Enfin, l’entreprise doit conserver une documentation complète et à jour sur le fonctionnement du dispositif : plan des zones filmées, justificatifs techniques, modalités d’information des salariés, procédures d’accès aux images, etc.
Cas particuliers : autorisation préfectorale et obligations complémentaires
Lorsque la vidéosurveillance est mise en place dans des lieux ouverts au public, une formalité spécifique s’applique, distincte du RGPD.
Cette situation concerne par exemple les commerces, halls d’accueil sans contrôle d’accès, façades d’immeubles ou parkings extérieurs. Dans ces cas, l’installation de caméras est soumise à une autorisation préfectorale préalable, conformément aux textes de loi et réglementaire en vigueur (articles L.252‑1 et suivants du Code de la sécurité intérieure).

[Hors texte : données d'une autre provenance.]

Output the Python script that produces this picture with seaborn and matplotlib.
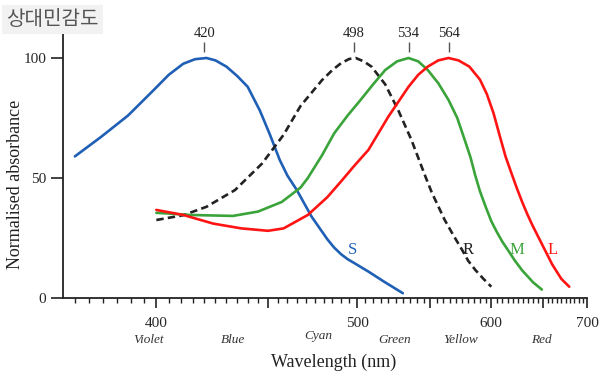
import numpy as np
import pandas as pd
import seaborn as sns
import matplotlib.pyplot as plt
from matplotlib.ticker import FixedLocator, MultipleLocator, FuncFormatter

# curves (wavelength nm, normalised absorbance)
s_wl = [370, 379, 389, 399, 405, 411, 416, 421, 425, 430, 435, 440, 446, 451, 456, 460,
        465, 473, 482, 486, 490, 494, 498, 507, 518, 530]
s_ab = [59, 67, 76, 86.7, 93, 97.6, 99.5, 100, 99, 96.4, 92.5, 88, 78, 68, 57.5, 51,
        45, 34, 24.5, 21, 18.3, 16.2, 14.6, 11, 6.5, 2]

r_wl = [400, 411, 421, 434, 447, 458, 467, 479, 485, 490, 495, 499, 504, 509, 518, 527,
        536, 546, 551, 561, 568, 575, 580, 586, 593, 600]
r_ab = [32.5, 34.5, 38, 45, 56, 68, 80, 90.8, 95, 97.8, 99.6, 100, 98.6, 96.4, 89, 78,
        66, 51, 44, 32.5, 26, 20, 15.5, 11.7, 8, 4.7]

m_wl = [400, 414, 433, 445, 457, 467, 471, 479, 486, 494, 502, 510, 518, 526, 534, 541,
        548, 556, 564, 571, 577, 582, 586, 590, 595, 600, 605, 610, 616, 622, 629, 640, 649]
m_ab = [35.5, 34.6, 34.2, 36, 40, 46, 50, 59.5, 68.6, 76, 82.5, 89, 95, 98.6, 100, 98.6,
        95, 89.5, 82.5, 75, 66, 58.5, 51, 44.5, 38, 32, 27.5, 23.5, 19.5, 15.5, 11.5, 6.5, 3.5]

l_wl = [400, 411, 424, 437, 450, 458, 471, 482, 490, 498, 507, 520, 534, 541, 548, 556,
        564, 572, 581, 590, 596, 602, 608, 613, 619, 624, 629, 634, 639, 649, 660, 670, 679]
l_ab = [36.7, 34.6, 31, 29, 28, 29, 34.6, 42, 48.5, 55, 61.7, 75.5, 88, 93, 96.4, 99,
        100, 99, 96.4, 91, 85, 77, 67, 59, 51.5, 45.5, 40, 35, 30.5, 22.5, 14, 8, 4.7]

peaks = [420, 498, 534, 564]
color_names = ["Violet", "Blue", "Cyan", "Green", "Yellow", "Red"]
color_pos = [397, 433, 477, 524, 574, 648]
curve_names = ["S", "R", "M", "L"]
curve_label_pos = [497, 580, 624, 660]
curve_colors = ["#1f5fb5", "#222222", "#3aa43a", "#ff1414"]

sns.set_theme(style="ticks")
plt.rcParams["font.family"] = ["Liberation Serif", "DejaVu Serif"]

df = pd.concat([
    pd.DataFrame({"wl": s_wl, "ab": s_ab, "cone": "S"}),
    pd.DataFrame({"wl": r_wl, "ab": r_ab, "cone": "R"}),
    pd.DataFrame({"wl": m_wl, "ab": m_ab, "cone": "M"}),
    pd.DataFrame({"wl": l_wl, "ab": l_ab, "cone": "L"}),
])

fig = plt.figure(figsize=(6.02, 3.78), dpi=100)
ax = fig.add_axes([63/602, 1-298/378, (587-63)/602, (298-22)/378])

# wavenumber-like axis: linear in 1/lambda
ax.set_xscale("function", functions=(lambda x: -1000.0/np.asarray(x), lambda y: -1000.0/np.asarray(y)))

for name, col in zip(curve_names, curve_colors):
    ls = (0, (2.8, 1.6)) if name == "R" else "-"
    sns.lineplot(data=df[df.cone == name], x="wl", y="ab", color=col, lw=1.9,
                 linestyle=ls, ax=ax, legend=False)

ax.set_xlim(366, 700)
ax.set_ylim(0, 115)

ax.xaxis.set_major_locator(FixedLocator([400, 450, 500, 550, 600, 650, 700]))
ax.xaxis.set_minor_locator(MultipleLocator(5))
ax.xaxis.set_major_formatter(FuncFormatter(lambda v, p: "%d" % v if v % 100 == 0 else ""))
ax.set_yticks([0, 50, 100])
ax.tick_params(axis="x", which="major", length=7, width=1.2, labelsize=11, color="#222", pad=6.5)
ax.tick_params(axis="x", which="minor", length=3.6, width=1.0, color="#222")
ax.tick_params(axis="y", length=9, width=1.2, labelsize=11, color="#222", pad=3)
for sp in ["top", "right"]:
    ax.spines[sp].set_visible(False)
for sp in ["left", "bottom"]:
    ax.spines[sp].set_linewidth(1.3)
    ax.spines[sp].set_color("#222")

ax.set_xlabel("Wavelength (nm)", fontsize=13, color="#222")
ax.set_ylabel("Normalised absorbance", fontsize=13, color="#222")
ax.xaxis.set_label_coords(0.517, -0.2)
ax.yaxis.set_label_coords(-0.075, 0.41)

# colour names under the axis
for name, wl in zip(color_names, color_pos):
    dy = -27.5 if name == "Cyan" else -30
    ax.annotate(name, xy=(wl, 0), xycoords=("data", "axes fraction"), xytext=(0, dy),
                textcoords="offset points", ha="center", va="center", fontsize=9.5,
                style="italic", color="#333")

# peak markers
for p in peaks:
    ax.vlines(p, 102.6, 106.6, color="#555", lw=1.0)
    ax.text(p, 107.4, str(p), ha="center", va="bottom", fontsize=10.5, color="#222")

# curve labels
for name, wl, col in zip(curve_names, curve_label_pos, curve_colors):
    ax.text(wl, 20, name, ha="center", va="center", fontsize=12, color=col)

fig.text(0.01, 0.975, "상대민감도", ha="left", va="top", fontsize=14.5, color="#555",
         family=["Noto Sans CJK KR", "DejaVu Sans"],
         bbox=dict(boxstyle="square,pad=0.2", fc="#f2f2f2", ec="none"))

fig.savefig("out.png", dpi=100)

Cette demande doit être accompagnée d’un dossier décrivant les finalités poursuivies, le plan de couverture des caméras, les modalités de conservation des images, les mesures de sécurité mises en œuvre et les dispositifs d’information du public.
Par ailleurs, certains secteurs d’activité sont encadrés par des textes ou régulations spécifiques en complément du RGPD : établissements de santé (cadre HDS, encadrement par les ARS), structures pénitentiaires, établissements scolaires… Ces structures doivent croiser les obligations du RGPD avec celles issues de leurs référentiels sectoriels.
Loin d’interdire la vidéosurveillance, la CNIL en balise les usages et autorise son recours lorsqu’il est justifié, proportionné et transparent. Les employeurs doivent intégrer la conformité RGPD dès la conception du dispositif, documenter leurs choix, associer les représentants du personnel et veiller à une gouvernance partagée entre les services RH, la direction juridique, la DSI et, le cas échéant, le DPO. Cette approche, rigoureuse et anticipée, permet non seulement d’éviter les risques de sanction, mais aussi de renforcer la confiance des salariés, la lisibilité des pratiques internes et la qualité du climat social.